Two anecdotes in support. My aunt kept an LTC policy scrupiously paid for and when we tried to use it, it would pay $250/month in a facility and nothing at all for home care. When I looked at the LTC policy offered with my employment, it was $200/month but would not cover me unless I got my weight down under 180 pounds and kept it there for two years. I’m closer than I was, but still working on that. And given my aunt’s result, I may decide that I’m better off being friendly with my kids than in paying for a policy.

Last I heard, California was starting up an intervention program for citizens with severe body odor. It’s going to be called CalStinks.

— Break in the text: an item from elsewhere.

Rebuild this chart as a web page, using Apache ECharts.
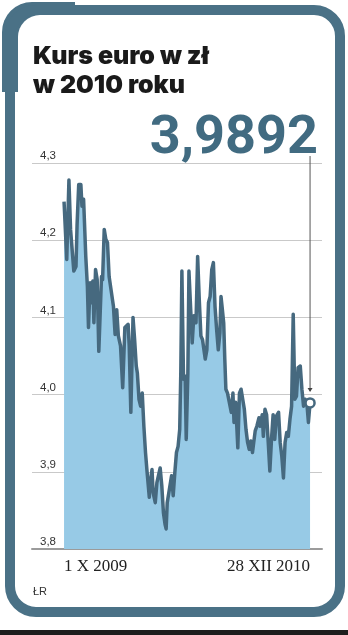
<!DOCTYPE html>
<html lang="pl">
<head>
    <meta charset="UTF-8">
    <title>Kurs euro w zł w 2010 roku</title>
    <script src="https://cdn.jsdelivr.net/npm/echarts@6/dist/echarts.min.js"></script>
    <style>
        html, body { margin: 0; padding: 0; background: #fff; }
    </style>
</head>
<body>
    <div id="main" style="width: 348px; height: 635px;"></div>

    <script>
        // Days counted from 1 X 2009
        var dayOffsets = [
            0, 5, 9, 12, 15, 18, 22, 24, 27, 31,
            33, 36, 40, 43, 45, 48, 50, 53, 55, 58,
            61, 64, 69, 71, 74, 77, 80, 83, 86, 91,
            94, 97, 100, 104, 108, 112, 115, 118, 120, 123,
            127, 130, 133, 135, 138, 141, 144, 147, 150, 153,
            157, 158, 162, 164, 168, 171, 174, 177, 180, 183,
            186, 188, 190, 193, 198, 201, 204, 207, 210, 213,
            215, 217, 220, 223, 225, 228, 230, 233, 236, 239,
            243, 246, 249, 252, 255, 260, 263, 266, 269, 272,
            275, 278, 281, 284, 287, 289, 291, 294, 296, 298,
            301, 304, 308, 311, 313, 316, 320, 323, 326, 329,
            332, 335, 338, 341, 344, 347, 350, 352, 355, 359,
            361, 365, 367, 370, 373, 376, 379, 382, 385, 388,
            391, 395, 398, 401, 404, 407, 410, 413, 416, 419,
            422, 425, 428, 431, 435, 438, 441, 444, 447, 450,
            453
        ];

        // EUR/PLN rate
        var rates = [
            4.250, 4.175, 4.278, 4.214, 4.212, 4.160, 4.166, 4.220, 4.272, 4.272,
            4.244, 4.253, 4.179, 4.140, 4.087, 4.145, 4.119, 4.147, 4.093, 4.162,
            4.149, 4.056, 4.153, 4.149, 4.214, 4.201, 4.197, 4.153, 4.152, 4.114,
            4.078, 4.110, 4.076, 4.063, 4.009, 4.087, 4.089, 4.091, 4.063, 3.977,
            4.100, 4.071, 4.037, 4.028, 3.994, 3.985, 4.002, 3.959, 3.925, 3.899,
            3.867, 3.882, 3.903, 3.873, 3.860, 3.886, 3.884, 3.905, 3.882, 3.847,
            3.832, 3.826, 3.860, 3.873, 3.895, 3.869, 3.899, 3.925, 3.933, 3.955,
            4.029, 4.160, 4.020, 4.024, 3.942, 4.028, 4.160, 4.162, 4.067, 4.102,
            4.093, 4.179, 4.123, 4.076, 4.071, 4.046, 4.058, 4.119, 4.127, 4.162,
            4.171, 4.114, 4.084, 4.058, 4.080, 4.127, 4.114, 4.093, 4.046, 4.007,
            4.002, 4.002, 3.977, 4.002, 3.964, 3.990, 3.931, 4.002, 4.007, 3.994,
            3.981, 3.955, 3.938, 3.929, 3.940, 3.925, 3.942, 3.953, 3.959, 3.970,
            3.959, 3.974, 3.946, 3.981, 3.974, 3.938, 3.901, 3.942, 3.974, 3.942,
            3.972, 3.977, 3.938, 3.920, 3.892, 3.938, 3.951, 3.946, 3.968, 3.985,
            4.104, 3.994, 3.998, 4.035, 4.037, 4.007, 3.985, 3.994, 3.990, 3.964,
            3.9892
        ];

        // Date labels under the axis and the day they belong to
        var xLabelDays = [0, 453];
        var xLabels = ['1 X 2009', '28 XII 2010'];

        var titleLines = ['Kurs euro w zł', 'w 2010 roku'];
        var sourceText = 'ŁR';

        var frameColor = '#4a7186';
        var lineColor = '#46697f';

        var chart = echarts.init(document.getElementById('main'));

        var seriesData = dayOffsets.map(function (d, i) { return [d, rates[i]]; });
        var last = seriesData[seriesData.length - 1];
        var lastText = last[1].toFixed(4).replace('.', ',');

        function dateAxis(labelIdx, align, showLine) {
            return {
                type: 'value',
                min: -59,
                max: 475,
                position: 'bottom',
                axisLine: { show: showLine, onZero: false, lineStyle: { color: '#9b9b9b', width: 2 } },
                axisTick: { show: false },
                splitLine: { show: false },
                axisLabel: {
                    customValues: [xLabelDays[labelIdx]],
                    formatter: function () { return xLabels[labelIdx]; },
                    align: align,
                    margin: 9,
                    color: '#222',
                    fontFamily: 'Liberation Serif',
                    fontSize: 17
                }
            };
        }

        var option = {
            animation: false,
            grid: { left: 32, right: 26, top: 163, bottom: 86 },
            xAxis: [dateAxis(0, 'left', true), dateAxis(1, 'right', false)],
            yAxis: {
                type: 'value',
                min: 3.8,
                max: 4.3,
                interval: 0.1,
                axisLine: { show: false },
                axisTick: { show: false },
                splitLine: { lineStyle: { color: '#c9c9c9', width: 1 } },
                axisLabel: {
                    inside: true,
                    margin: 8,
                    verticalAlign: 'bottom',
                    padding: [0, 0, 1, 0],
                    color: '#333',
                    fontFamily: 'Liberation Sans',
                    fontSize: 11.5,
                    formatter: function (v) { return v.toFixed(1).replace('.', ','); }
                }
            },
            series: [{
                type: 'line',
                xAxisIndex: 0,
                data: seriesData,
                showSymbol: false,
                lineStyle: { color: lineColor, width: 3.5, join: 'round' },
                areaStyle: { color: '#97cae6', opacity: 1, origin: 'start' },
                z: 2
            }, {
                type: 'scatter',
                xAxisIndex: 0,
                data: [last],
                symbol: 'circle',
                symbolSize: 9,
                itemStyle: { color: '#fff', borderColor: lineColor, borderWidth: 2.5, opacity: 1 },
                z: 4
            }],
            graphic: [
                // thicker tab in the top-left corner
                {
                    id: 'tab', type: 'rect', z: 0,
                    shape: { x: 2, y: 2, width: 73, height: 90, r: [30, 0, 0, 0] },
                    style: { fill: frameColor },
                    silent: true
                },
                {
                    id: 'tabInner', type: 'rect', z: 1,
                    shape: { x: 18, y: 15, width: 90, height: 110, r: [22, 0, 0, 0] },
                    style: { fill: '#ffffff' },
                    silent: true
                },
                // rounded frame
                {
                    id: 'frame', type: 'rect', z: 2,
                    shape: { x: 10, y: 10, width: 330, height: 602, r: 26 },
                    style: { fill: null, stroke: frameColor, lineWidth: 10 },
                    silent: true
                },
                {
                    id: 'title', type: 'text', z: 3,
                    left: 33, top: 42,
                    style: {
                        text: titleLines.join('\n'),
                        font: '900 25px Inter',
                        lineHeight: 29,
                        fill: '#1a1a1a'
                    }
                },
                {
                    id: 'bigValue', type: 'text', z: 3,
                    right: 30, top: 112,
                    style: {
                        text: lastText,
                        font: '700 54px Roboto',
                        fill: '#416b81'
                    }
                },
                {
                    id: 'source', type: 'text', z: 3,
                    left: 33, top: 586,
                    style: { text: sourceText, font: '11px "Liberation Sans"', fill: '#333' }
                },
                {
                    id: 'bottomBar', type: 'rect', z: 3,
                    shape: { x: 0, y: 630, width: 348, height: 5 },
                    style: { fill: '#1d1d1d' },
                    silent: true
                }
            ]
        };

        chart.setOption(option);

        // pointer from the big number down to the last point
        var pt = chart.convertToPixel({ xAxisIndex: 0, yAxisIndex: 0 }, last);
        chart.setOption({
            graphic: [{
                id: 'pointerLine', type: 'line', z: 3,
                shape: { x1: pt[0], y1: 156, x2: pt[0], y2: pt[1] - 12 },
                style: { stroke: '#555', lineWidth: 1 },
                silent: true
            }, {
                id: 'pointerHead', type: 'polygon', z: 3,
                shape: { points: [[pt[0] - 2.5, pt[1] - 15], [pt[0] + 2.5, pt[1] - 15], [pt[0], pt[1] - 11]] },
                style: { fill: '#444' },
                silent: true
            }]
        });
    </script>
</body>
</html>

I feel you’re being Criti-Cal.

There are actually trusts where the income/assets are not counted for Medicaid eligibility and the money can be spent on the beneficiary’s needs (they’re either called supplemental trusts or special needs trusts- I’m not sure) - but there’s a catch. A big one- anything left when you die doesn’t not go to your heirs. What happens depends on the type of trust. My father was in a pooled trust run by a non-profit that was designed to make him eligible for Medicaid home care. His income went into the trust and wasn’t counted for Medicaid eligibility, and the trust paid for the expenses that were approved ( his share of the utility bills and food, his clothes, etc.) It would have paid his share of the rent or mortgage if his name was on the lease/deed, but my mother owned the house and the trust wouldn’t pay rent to a spouse but whatever was left in the trust after his death stayed in the trust and was used to pay other participant’s expenses. ( it was possible to get approval for expenses that exceeded the income the participant put in that month). One of the other types is required to use anything left after death to reimburse Medicaid.
Oh, and the reason my mother owned the house was because when it became obvious that someday my father would need Medicaid he transferred his share of the house to my mother and his name came off the bank accounts. And this happened far enough in advance not to run afoul of the lookback period.

There's  a reason that you really only see this sort of planning with disabled or elderly people - and the reason is that you can't possibly know which way to go until the point where you can see it coming. My husband and I could try to shield our house- but whose name should it stay in? We're both healthy and there's no way to tell which of us might need Medicaid someday. Suppose we put everything in my name, and I'm the one who needs the nursing home? OK, we've got kids. We can give the house to one of them. But suppose that child gets married and then predeceases us? It's very likely the house will go to the in-law. As far as I know, those special trusts are only open to the disabled , so you can't open one while you're healthy " just in case" - and you wouldn't want to anyway because there's no reason to think the trust will pay for any of the things you might *want* to do or buy but don't actually need.

I guess I wasn’t clear about what I meant in my OP, I wasn’t talking about medicaid. Here is what I mean:

You have private insurance with a network and you go to the ER, or go in for surgery, or get some labs done. Even though you go to an ER or hospital in your network, a physician or specialist or lab technician ends up working on your case. Because they are out of network, they charge the full markup price for care and your insurance refuses to cover it. So something that would normally cost $5000 and be covered by insurance instead costs $60,000 and you are on the hook for it.

Because insurance companies are promoting narrower networks to save money, and providers are subcontracting and/or realizing they can make more money by going outside insurance this seems like it’ll become a bigger and bigger problem.

Some plans have an out of network annual limit, but I don’t think all plans do. You go to the ER, and some doc who isn’t on your network works on you and you get a bill for 20k. Or you go in for surgery, and an unethical physician who isn’t in your network operates on you when you are unconscious, and you get a bill for 100k.

Can you put your assets into a secure place so when that happens you don’t lose everything?